Available data:
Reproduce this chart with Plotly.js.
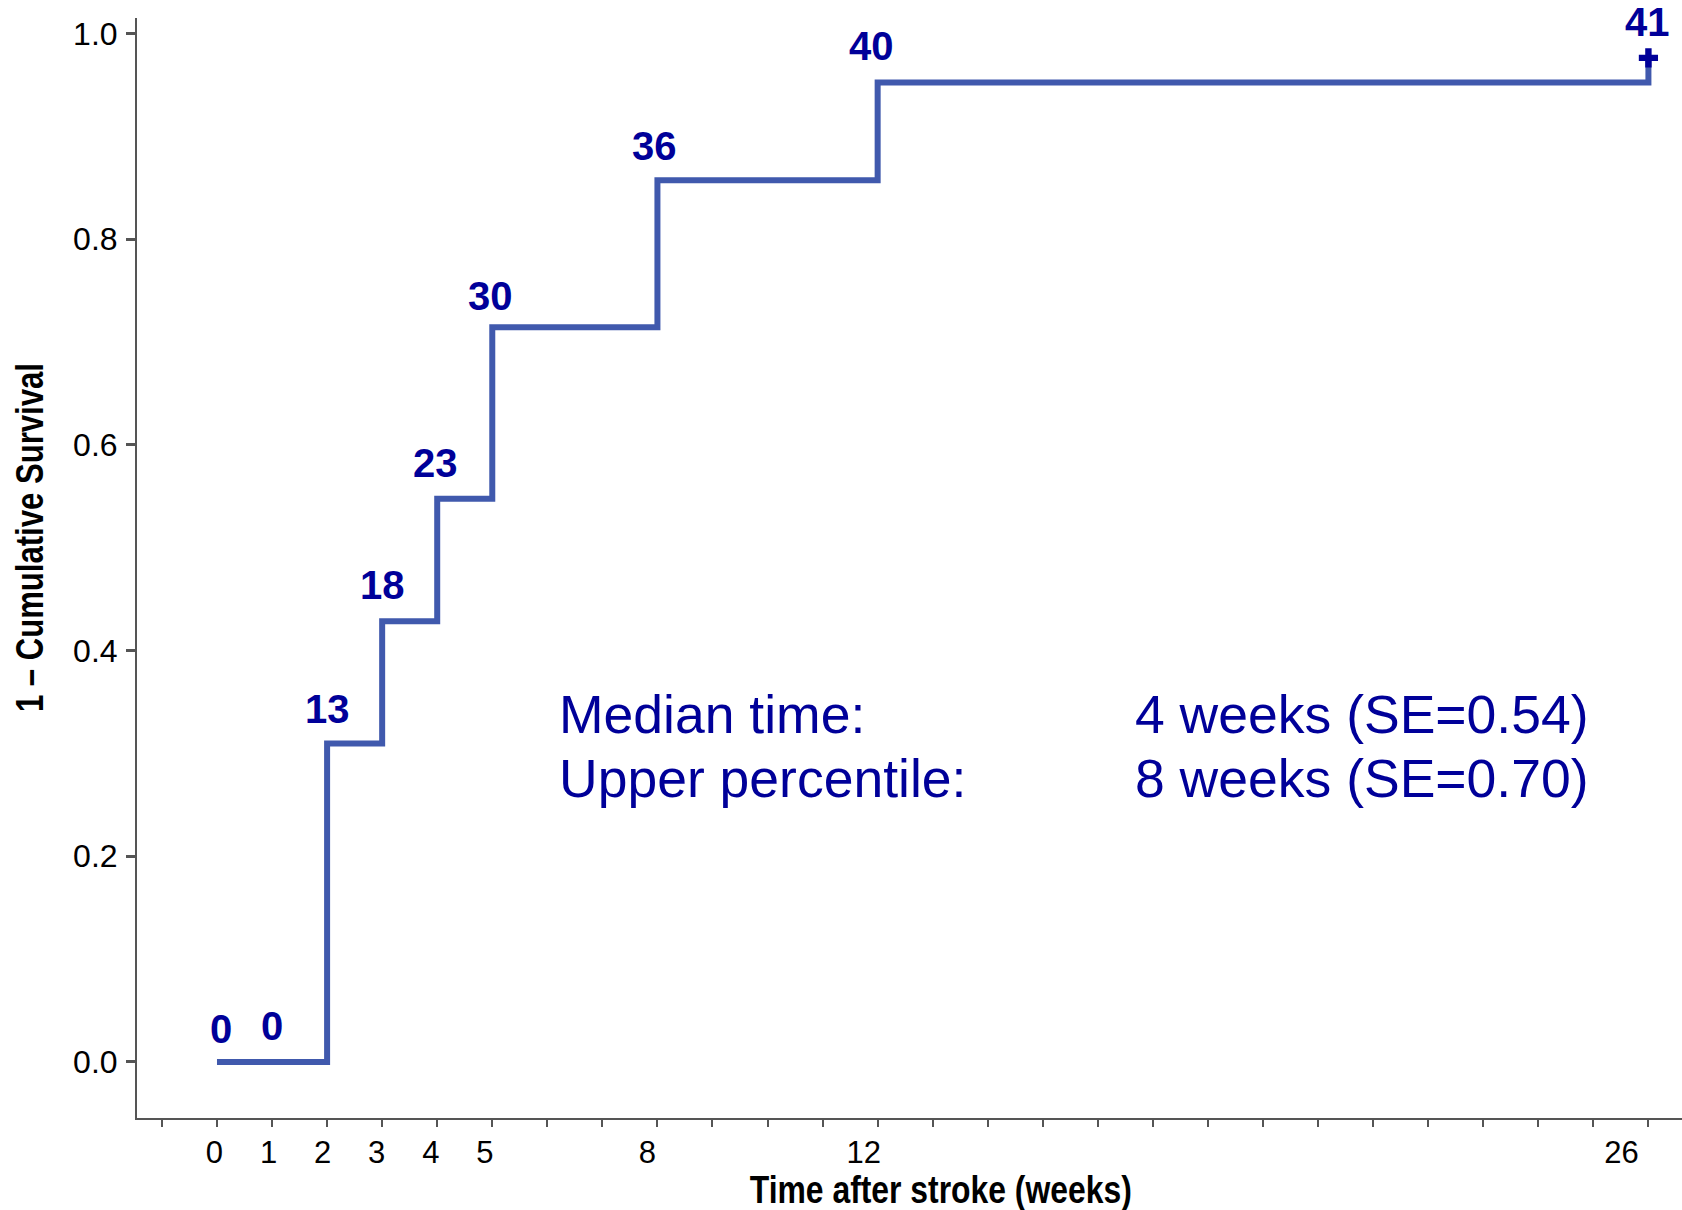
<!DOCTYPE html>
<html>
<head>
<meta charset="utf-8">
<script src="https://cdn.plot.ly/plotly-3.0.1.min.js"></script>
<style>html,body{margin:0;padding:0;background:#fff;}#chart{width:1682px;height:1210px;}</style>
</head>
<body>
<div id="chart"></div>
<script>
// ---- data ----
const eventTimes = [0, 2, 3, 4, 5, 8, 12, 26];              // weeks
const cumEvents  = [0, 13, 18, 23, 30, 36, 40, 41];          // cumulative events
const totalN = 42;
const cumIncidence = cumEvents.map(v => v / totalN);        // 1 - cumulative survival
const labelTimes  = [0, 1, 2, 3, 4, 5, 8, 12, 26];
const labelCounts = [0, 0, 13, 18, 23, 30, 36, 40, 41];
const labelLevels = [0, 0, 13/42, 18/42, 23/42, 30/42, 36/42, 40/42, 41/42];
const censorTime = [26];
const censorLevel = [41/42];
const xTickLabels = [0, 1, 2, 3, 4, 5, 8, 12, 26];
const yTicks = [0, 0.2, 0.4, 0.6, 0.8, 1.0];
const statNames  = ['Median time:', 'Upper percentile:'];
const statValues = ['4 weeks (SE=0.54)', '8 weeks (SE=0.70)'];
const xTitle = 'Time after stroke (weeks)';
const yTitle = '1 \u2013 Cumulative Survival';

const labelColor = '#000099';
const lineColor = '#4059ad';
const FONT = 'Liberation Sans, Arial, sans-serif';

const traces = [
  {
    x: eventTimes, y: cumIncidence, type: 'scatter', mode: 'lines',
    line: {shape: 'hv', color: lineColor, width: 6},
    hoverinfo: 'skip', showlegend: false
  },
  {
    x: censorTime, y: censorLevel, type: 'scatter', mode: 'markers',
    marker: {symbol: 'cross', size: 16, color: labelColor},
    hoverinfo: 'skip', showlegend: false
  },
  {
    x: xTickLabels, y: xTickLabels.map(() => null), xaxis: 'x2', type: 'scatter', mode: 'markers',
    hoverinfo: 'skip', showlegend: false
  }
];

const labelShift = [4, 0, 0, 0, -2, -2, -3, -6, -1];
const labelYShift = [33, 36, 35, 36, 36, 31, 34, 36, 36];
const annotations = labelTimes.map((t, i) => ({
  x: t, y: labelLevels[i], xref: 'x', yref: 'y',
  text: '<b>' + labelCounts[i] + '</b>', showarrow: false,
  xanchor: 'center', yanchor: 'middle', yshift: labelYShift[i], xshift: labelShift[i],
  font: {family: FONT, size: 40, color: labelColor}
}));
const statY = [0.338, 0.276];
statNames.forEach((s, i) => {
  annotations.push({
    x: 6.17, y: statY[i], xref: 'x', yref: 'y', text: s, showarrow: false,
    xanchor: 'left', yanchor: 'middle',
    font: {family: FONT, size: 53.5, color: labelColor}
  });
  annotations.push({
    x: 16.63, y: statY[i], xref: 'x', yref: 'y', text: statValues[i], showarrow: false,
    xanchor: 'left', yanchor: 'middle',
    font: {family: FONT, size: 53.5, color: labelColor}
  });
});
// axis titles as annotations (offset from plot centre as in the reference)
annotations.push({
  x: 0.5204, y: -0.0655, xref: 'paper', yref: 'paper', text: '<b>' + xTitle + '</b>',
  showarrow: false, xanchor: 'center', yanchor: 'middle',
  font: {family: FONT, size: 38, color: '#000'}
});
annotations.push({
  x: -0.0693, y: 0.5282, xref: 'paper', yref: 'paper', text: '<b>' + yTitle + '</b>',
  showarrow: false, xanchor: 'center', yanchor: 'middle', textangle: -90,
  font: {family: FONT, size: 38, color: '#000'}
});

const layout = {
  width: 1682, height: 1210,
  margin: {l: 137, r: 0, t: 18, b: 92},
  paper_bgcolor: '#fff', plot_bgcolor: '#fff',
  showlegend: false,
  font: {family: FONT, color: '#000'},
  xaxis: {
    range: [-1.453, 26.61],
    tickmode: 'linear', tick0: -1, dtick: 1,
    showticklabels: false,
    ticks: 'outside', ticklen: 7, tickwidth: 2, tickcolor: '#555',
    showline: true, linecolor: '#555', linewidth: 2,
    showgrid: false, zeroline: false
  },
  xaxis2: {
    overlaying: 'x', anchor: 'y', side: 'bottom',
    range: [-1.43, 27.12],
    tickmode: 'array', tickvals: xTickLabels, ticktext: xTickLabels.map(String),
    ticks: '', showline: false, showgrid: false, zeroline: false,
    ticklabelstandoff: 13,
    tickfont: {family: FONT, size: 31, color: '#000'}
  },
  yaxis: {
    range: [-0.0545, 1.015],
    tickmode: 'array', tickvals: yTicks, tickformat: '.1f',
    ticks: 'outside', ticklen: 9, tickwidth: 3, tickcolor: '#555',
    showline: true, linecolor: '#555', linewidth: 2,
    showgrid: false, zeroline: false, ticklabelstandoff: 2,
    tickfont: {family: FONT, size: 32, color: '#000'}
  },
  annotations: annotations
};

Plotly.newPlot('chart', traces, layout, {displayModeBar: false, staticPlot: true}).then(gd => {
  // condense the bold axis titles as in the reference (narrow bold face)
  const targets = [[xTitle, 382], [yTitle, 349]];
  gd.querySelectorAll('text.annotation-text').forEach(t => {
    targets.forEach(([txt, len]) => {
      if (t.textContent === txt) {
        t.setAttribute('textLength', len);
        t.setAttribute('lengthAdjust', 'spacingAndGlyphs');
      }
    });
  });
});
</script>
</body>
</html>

Task details:
Please write out all the data again word for word, but not the pictures.

Exercise result:
Reproduce this chart with Plotly.js.
<!DOCTYPE html>
<html>
<head>
<meta charset="utf-8">
<script src="https://cdn.plot.ly/plotly-3.0.1.min.js"></script>
<style>html,body{margin:0;padding:0;background:#fff;}#chart{width:1682px;height:1210px;}</style>
</head>
<body>
<div id="chart"></div>
<script>
// ---- data ----
const eventTimes = [0, 2, 3, 4, 5, 8, 12, 26];              // weeks
const cumEvents  = [0, 13, 18, 23, 30, 36, 40, 41];          // cumulative events
const totalN = 42;
const cumIncidence = cumEvents.map(v => v / totalN);        // 1 - cumulative survival
const labelTimes  = [0, 1, 2, 3, 4, 5, 8, 12, 26];
const labelCounts = [0, 0, 13, 18, 23, 30, 36, 40, 41];
const labelLevels = [0, 0, 13/42, 18/42, 23/42, 30/42, 36/42, 40/42, 41/42];
const censorTime = [26];
const censorLevel = [41/42];
const xTickLabels = [0, 1, 2, 3, 4, 5, 8, 12, 26];
const yTicks = [0, 0.2, 0.4, 0.6, 0.8, 1.0];
const statNames  = ['Median time:', 'Upper percentile:'];
const statValues = ['4 weeks (SE=0.54)', '8 weeks (SE=0.70)'];
const xTitle = 'Time after stroke (weeks)';
const yTitle = '1 \u2013 Cumulative Survival';

const labelColor = '#000099';
const lineColor = '#4059ad';
const FONT = 'Liberation Sans, Arial, sans-serif';

const traces = [
  {
    x: eventTimes, y: cumIncidence, type: 'scatter', mode: 'lines',
    line: {shape: 'hv', color: lineColor, width: 6},
    hoverinfo: 'skip', showlegend: false
  },
  {
    x: censorTime, y: censorLevel, type: 'scatter', mode: 'markers',
    marker: {symbol: 'cross', size: 16, color: labelColor},
    hoverinfo: 'skip', showlegend: false
  },
  {
    x: xTickLabels, y: xTickLabels.map(() => null), xaxis: 'x2', type: 'scatter', mode: 'markers',
    hoverinfo: 'skip', showlegend: false
  }
];

const labelShift = [4, 0, 0, 0, -2, -2, -3, -6, -1];
const labelYShift = [33, 36, 35, 36, 36, 31, 34, 36, 36];
const annotations = labelTimes.map((t, i) => ({
  x: t, y: labelLevels[i], xref: 'x', yref: 'y',
  text: '<b>' + labelCounts[i] + '</b>', showarrow: false,
  xanchor: 'center', yanchor: 'middle', yshift: labelYShift[i], xshift: labelShift[i],
  font: {family: FONT, size: 40, color: labelColor}
}));
const statY = [0.338, 0.276];
statNames.forEach((s, i) => {
  annotations.push({
    x: 6.17, y: statY[i], xref: 'x', yref: 'y', text: s, showarrow: false,
    xanchor: 'left', yanchor: 'middle',
    font: {family: FONT, size: 53.5, color: labelColor}
  });
  annotations.push({
    x: 16.63, y: statY[i], xref: 'x', yref: 'y', text: statValues[i], showarrow: false,
    xanchor: 'left', yanchor: 'middle',
    font: {family: FONT, size: 53.5, color: labelColor}
  });
});
// axis titles as annotations (offset from plot centre as in the reference)
annotations.push({
  x: 0.5204, y: -0.0655, xref: 'paper', yref: 'paper', text: '<b>' + xTitle + '</b>',
  showarrow: false, xanchor: 'center', yanchor: 'middle',
  font: {family: FONT, size: 38, color: '#000'}
});
annotations.push({
  x: -0.0693, y: 0.5282, xref: 'paper', yref: 'paper', text: '<b>' + yTitle + '</b>',
  showarrow: false, xanchor: 'center', yanchor: 'middle', textangle: -90,
  font: {family: FONT, size: 38, color: '#000'}
});

const layout = {
  width: 1682, height: 1210,
  margin: {l: 137, r: 0, t: 18, b: 92},
  paper_bgcolor: '#fff', plot_bgcolor: '#fff',
  showlegend: false,
  font: {family: FONT, color: '#000'},
  xaxis: {
    range: [-1.453, 26.61],
    tickmode: 'linear', tick0: -1, dtick: 1,
    showticklabels: false,
    ticks: 'outside', ticklen: 7, tickwidth: 2, tickcolor: '#555',
    showline: true, linecolor: '#555', linewidth: 2,
    showgrid: false, zeroline: false
  },
  xaxis2: {
    overlaying: 'x', anchor: 'y', side: 'bottom',
    range: [-1.43, 27.12],
    tickmode: 'array', tickvals: xTickLabels, ticktext: xTickLabels.map(String),
    ticks: '', showline: false, showgrid: false, zeroline: false,
    ticklabelstandoff: 13,
    tickfont: {family: FONT, size: 31, color: '#000'}
  },
  yaxis: {
    range: [-0.0545, 1.015],
    tickmode: 'array', tickvals: yTicks, tickformat: '.1f',
    ticks: 'outside', ticklen: 9, tickwidth: 3, tickcolor: '#555',
    showline: true, linecolor: '#555', linewidth: 2,
    showgrid: false, zeroline: false, ticklabelstandoff: 2,
    tickfont: {family: FONT, size: 32, color: '#000'}
  },
  annotations: annotations
};

Plotly.newPlot('chart', traces, layout, {displayModeBar: false, staticPlot: true}).then(gd => {
  // condense the bold axis titles as in the reference (narrow bold face)
  const targets = [[xTitle, 382], [yTitle, 349]];
  gd.querySelectorAll('text.annotation-text').forEach(t => {
    targets.forEach(([txt, len]) => {
      if (t.textContent === txt) {
        t.setAttribute('textLength', len);
        t.setAttribute('lengthAdjust', 'spacingAndGlyphs');
      }
    });
  });
});
</script>
</body>
</html>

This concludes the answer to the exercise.